_Objective_.
Only the lines from the top of the listing below to the line that has "const ticksMass = [0.2,0.4,0.6,0.8,1,1.2];" should be echoed, with both ends kept and pictures left out.

_Source material_.
>> BEGIN

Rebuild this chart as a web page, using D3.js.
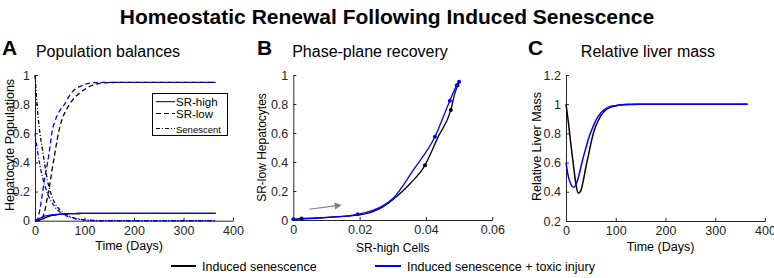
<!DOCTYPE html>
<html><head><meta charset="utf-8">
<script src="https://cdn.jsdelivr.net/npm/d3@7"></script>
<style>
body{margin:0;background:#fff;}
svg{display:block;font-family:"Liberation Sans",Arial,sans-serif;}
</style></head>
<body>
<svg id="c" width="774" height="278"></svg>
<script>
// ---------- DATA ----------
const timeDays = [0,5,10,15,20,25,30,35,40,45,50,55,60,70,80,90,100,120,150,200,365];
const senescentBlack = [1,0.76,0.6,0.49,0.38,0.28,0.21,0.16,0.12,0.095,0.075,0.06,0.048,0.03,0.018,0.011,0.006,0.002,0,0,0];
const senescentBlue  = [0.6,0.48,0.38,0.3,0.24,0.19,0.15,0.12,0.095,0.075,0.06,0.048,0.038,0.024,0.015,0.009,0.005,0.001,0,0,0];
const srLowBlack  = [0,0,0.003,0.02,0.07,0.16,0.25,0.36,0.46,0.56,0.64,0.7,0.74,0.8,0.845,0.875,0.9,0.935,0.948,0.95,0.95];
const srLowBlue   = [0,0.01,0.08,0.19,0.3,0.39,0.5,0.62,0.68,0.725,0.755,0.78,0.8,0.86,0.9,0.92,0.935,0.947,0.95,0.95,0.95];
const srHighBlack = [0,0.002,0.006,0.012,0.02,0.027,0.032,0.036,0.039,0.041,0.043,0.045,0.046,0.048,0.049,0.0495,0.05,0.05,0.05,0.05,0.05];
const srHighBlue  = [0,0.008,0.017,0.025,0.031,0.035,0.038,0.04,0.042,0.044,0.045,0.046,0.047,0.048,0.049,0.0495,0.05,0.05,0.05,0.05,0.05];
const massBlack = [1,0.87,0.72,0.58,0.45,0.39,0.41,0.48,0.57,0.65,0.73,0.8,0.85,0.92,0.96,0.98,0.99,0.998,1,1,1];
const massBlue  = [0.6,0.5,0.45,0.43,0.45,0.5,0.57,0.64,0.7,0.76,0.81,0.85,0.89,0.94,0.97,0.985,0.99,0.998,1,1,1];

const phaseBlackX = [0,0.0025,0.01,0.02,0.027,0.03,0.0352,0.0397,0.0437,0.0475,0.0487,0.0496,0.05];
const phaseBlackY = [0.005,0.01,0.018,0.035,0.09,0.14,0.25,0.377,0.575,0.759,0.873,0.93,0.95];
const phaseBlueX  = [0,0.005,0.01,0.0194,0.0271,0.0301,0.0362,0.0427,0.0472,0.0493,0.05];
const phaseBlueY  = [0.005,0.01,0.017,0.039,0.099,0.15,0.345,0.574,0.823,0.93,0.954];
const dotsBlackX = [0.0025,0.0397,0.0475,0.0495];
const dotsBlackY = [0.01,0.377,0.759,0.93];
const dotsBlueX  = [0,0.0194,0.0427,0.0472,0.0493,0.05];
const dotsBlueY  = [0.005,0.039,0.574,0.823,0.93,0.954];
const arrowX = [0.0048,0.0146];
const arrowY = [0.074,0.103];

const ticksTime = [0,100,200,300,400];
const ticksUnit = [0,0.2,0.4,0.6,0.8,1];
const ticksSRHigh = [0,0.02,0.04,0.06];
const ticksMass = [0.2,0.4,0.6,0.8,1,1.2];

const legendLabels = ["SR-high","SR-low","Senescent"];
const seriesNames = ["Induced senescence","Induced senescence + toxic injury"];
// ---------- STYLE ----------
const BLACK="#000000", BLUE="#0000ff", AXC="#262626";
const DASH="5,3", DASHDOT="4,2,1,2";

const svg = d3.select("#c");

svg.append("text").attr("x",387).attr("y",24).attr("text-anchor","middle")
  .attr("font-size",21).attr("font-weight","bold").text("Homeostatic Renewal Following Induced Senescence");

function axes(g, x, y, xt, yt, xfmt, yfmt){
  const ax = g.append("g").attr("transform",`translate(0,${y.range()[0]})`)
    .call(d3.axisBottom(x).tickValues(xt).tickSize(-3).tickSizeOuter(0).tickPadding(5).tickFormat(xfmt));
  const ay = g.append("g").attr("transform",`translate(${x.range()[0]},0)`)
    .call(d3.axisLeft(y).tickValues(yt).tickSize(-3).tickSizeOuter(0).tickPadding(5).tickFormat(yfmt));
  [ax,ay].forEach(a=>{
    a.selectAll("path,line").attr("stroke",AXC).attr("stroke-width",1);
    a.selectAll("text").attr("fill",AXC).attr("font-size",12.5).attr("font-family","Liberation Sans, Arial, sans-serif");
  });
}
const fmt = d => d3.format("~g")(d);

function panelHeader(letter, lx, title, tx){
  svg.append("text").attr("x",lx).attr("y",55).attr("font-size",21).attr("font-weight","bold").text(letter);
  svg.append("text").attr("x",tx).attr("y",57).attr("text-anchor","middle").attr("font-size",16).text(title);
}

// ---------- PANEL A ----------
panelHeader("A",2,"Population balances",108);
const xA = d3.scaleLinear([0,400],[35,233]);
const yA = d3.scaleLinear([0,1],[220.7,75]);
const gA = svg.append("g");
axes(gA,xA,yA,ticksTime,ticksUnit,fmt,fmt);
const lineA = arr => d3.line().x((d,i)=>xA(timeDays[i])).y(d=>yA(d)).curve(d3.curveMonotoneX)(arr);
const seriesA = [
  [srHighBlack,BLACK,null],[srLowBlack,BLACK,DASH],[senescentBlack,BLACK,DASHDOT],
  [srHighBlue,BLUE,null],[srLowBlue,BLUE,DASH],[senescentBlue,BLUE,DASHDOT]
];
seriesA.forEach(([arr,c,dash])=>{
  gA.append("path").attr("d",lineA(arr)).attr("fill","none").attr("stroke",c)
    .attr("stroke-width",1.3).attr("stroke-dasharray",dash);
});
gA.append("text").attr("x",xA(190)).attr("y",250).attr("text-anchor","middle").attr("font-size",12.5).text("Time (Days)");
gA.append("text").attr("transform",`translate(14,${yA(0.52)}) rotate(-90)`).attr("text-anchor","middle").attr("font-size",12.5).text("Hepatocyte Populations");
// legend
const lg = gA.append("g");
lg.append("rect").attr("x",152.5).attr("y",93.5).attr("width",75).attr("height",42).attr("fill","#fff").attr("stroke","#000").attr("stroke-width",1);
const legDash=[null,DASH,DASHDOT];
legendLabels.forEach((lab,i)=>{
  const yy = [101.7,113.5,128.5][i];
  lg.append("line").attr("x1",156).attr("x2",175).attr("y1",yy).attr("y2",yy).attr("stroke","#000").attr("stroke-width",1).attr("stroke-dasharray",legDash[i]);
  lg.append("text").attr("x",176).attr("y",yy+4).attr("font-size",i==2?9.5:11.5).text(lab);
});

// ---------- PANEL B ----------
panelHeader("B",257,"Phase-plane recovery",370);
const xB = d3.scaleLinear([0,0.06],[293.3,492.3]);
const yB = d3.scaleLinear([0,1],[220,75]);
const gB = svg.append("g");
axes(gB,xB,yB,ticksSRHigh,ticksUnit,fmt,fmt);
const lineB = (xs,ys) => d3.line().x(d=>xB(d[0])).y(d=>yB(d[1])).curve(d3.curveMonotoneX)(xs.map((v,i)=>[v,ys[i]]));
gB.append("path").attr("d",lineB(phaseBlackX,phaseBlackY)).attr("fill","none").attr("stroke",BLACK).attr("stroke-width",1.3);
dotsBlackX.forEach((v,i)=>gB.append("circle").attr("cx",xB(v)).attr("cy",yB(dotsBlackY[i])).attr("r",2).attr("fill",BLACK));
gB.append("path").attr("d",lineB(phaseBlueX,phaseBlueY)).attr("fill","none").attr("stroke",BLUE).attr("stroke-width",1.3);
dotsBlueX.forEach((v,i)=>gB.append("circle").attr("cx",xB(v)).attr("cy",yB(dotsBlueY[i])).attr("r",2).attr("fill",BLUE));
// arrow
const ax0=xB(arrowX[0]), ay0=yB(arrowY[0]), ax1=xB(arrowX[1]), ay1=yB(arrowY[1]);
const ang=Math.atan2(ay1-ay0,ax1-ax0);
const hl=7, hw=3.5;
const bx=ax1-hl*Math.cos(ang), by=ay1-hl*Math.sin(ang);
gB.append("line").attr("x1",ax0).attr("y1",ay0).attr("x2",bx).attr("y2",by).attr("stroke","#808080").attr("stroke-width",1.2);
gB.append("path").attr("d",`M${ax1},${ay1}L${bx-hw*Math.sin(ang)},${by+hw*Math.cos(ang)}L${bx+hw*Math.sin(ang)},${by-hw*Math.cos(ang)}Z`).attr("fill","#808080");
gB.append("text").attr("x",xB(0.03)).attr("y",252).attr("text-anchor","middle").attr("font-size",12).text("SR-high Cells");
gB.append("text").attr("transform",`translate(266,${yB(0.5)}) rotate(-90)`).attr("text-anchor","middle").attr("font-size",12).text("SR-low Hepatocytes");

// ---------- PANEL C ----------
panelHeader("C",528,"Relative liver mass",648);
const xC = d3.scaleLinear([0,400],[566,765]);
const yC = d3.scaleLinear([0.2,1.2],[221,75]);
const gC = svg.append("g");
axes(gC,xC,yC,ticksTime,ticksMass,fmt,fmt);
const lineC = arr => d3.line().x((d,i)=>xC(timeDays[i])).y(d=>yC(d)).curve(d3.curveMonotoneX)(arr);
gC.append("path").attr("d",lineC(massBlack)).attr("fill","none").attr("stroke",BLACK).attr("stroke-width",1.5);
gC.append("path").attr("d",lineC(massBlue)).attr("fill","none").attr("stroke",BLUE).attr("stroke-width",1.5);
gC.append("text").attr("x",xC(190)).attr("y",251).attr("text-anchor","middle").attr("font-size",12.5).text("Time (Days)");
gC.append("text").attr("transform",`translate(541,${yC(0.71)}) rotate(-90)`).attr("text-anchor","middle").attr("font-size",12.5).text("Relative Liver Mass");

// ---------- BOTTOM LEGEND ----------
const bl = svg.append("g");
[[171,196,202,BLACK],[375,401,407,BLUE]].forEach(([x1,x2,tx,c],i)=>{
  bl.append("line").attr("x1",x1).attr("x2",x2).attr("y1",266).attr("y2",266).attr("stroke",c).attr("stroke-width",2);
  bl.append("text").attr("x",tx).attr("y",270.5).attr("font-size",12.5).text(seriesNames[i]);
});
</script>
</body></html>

>> END

_Problem solution_.
Rebuild this chart as a web page, using D3.js.
<!DOCTYPE html>
<html><head><meta charset="utf-8">
<script src="https://cdn.jsdelivr.net/npm/d3@7"></script>
<style>
body{margin:0;background:#fff;}
svg{display:block;font-family:"Liberation Sans",Arial,sans-serif;}
</style></head>
<body>
<svg id="c" width="774" height="278"></svg>
<script>
// ---------- DATA ----------
const timeDays = [0,5,10,15,20,25,30,35,40,45,50,55,60,70,80,90,100,120,150,200,365];
const senescentBlack = [1,0.76,0.6,0.49,0.38,0.28,0.21,0.16,0.12,0.095,0.075,0.06,0.048,0.03,0.018,0.011,0.006,0.002,0,0,0];
const senescentBlue  = [0.6,0.48,0.38,0.3,0.24,0.19,0.15,0.12,0.095,0.075,0.06,0.048,0.038,0.024,0.015,0.009,0.005,0.001,0,0,0];
const srLowBlack  = [0,0,0.003,0.02,0.07,0.16,0.25,0.36,0.46,0.56,0.64,0.7,0.74,0.8,0.845,0.875,0.9,0.935,0.948,0.95,0.95];
const srLowBlue   = [0,0.01,0.08,0.19,0.3,0.39,0.5,0.62,0.68,0.725,0.755,0.78,0.8,0.86,0.9,0.92,0.935,0.947,0.95,0.95,0.95];
const srHighBlack = [0,0.002,0.006,0.012,0.02,0.027,0.032,0.036,0.039,0.041,0.043,0.045,0.046,0.048,0.049,0.0495,0.05,0.05,0.05,0.05,0.05];
const srHighBlue  = [0,0.008,0.017,0.025,0.031,0.035,0.038,0.04,0.042,0.044,0.045,0.046,0.047,0.048,0.049,0.0495,0.05,0.05,0.05,0.05,0.05];
const massBlack = [1,0.87,0.72,0.58,0.45,0.39,0.41,0.48,0.57,0.65,0.73,0.8,0.85,0.92,0.96,0.98,0.99,0.998,1,1,1];
const massBlue  = [0.6,0.5,0.45,0.43,0.45,0.5,0.57,0.64,0.7,0.76,0.81,0.85,0.89,0.94,0.97,0.985,0.99,0.998,1,1,1];

const phaseBlackX = [0,0.0025,0.01,0.02,0.027,0.03,0.0352,0.0397,0.0437,0.0475,0.0487,0.0496,0.05];
const phaseBlackY = [0.005,0.01,0.018,0.035,0.09,0.14,0.25,0.377,0.575,0.759,0.873,0.93,0.95];
const phaseBlueX  = [0,0.005,0.01,0.0194,0.0271,0.0301,0.0362,0.0427,0.0472,0.0493,0.05];
const phaseBlueY  = [0.005,0.01,0.017,0.039,0.099,0.15,0.345,0.574,0.823,0.93,0.954];
const dotsBlackX = [0.0025,0.0397,0.0475,0.0495];
const dotsBlackY = [0.01,0.377,0.759,0.93];
const dotsBlueX  = [0,0.0194,0.0427,0.0472,0.0493,0.05];
const dotsBlueY  = [0.005,0.039,0.574,0.823,0.93,0.954];
const arrowX = [0.0048,0.0146];
const arrowY = [0.074,0.103];

const ticksTime = [0,100,200,300,400];
const ticksUnit = [0,0.2,0.4,0.6,0.8,1];
const ticksSRHigh = [0,0.02,0.04,0.06];
const ticksMass = [0.2,0.4,0.6,0.8,1,1.2];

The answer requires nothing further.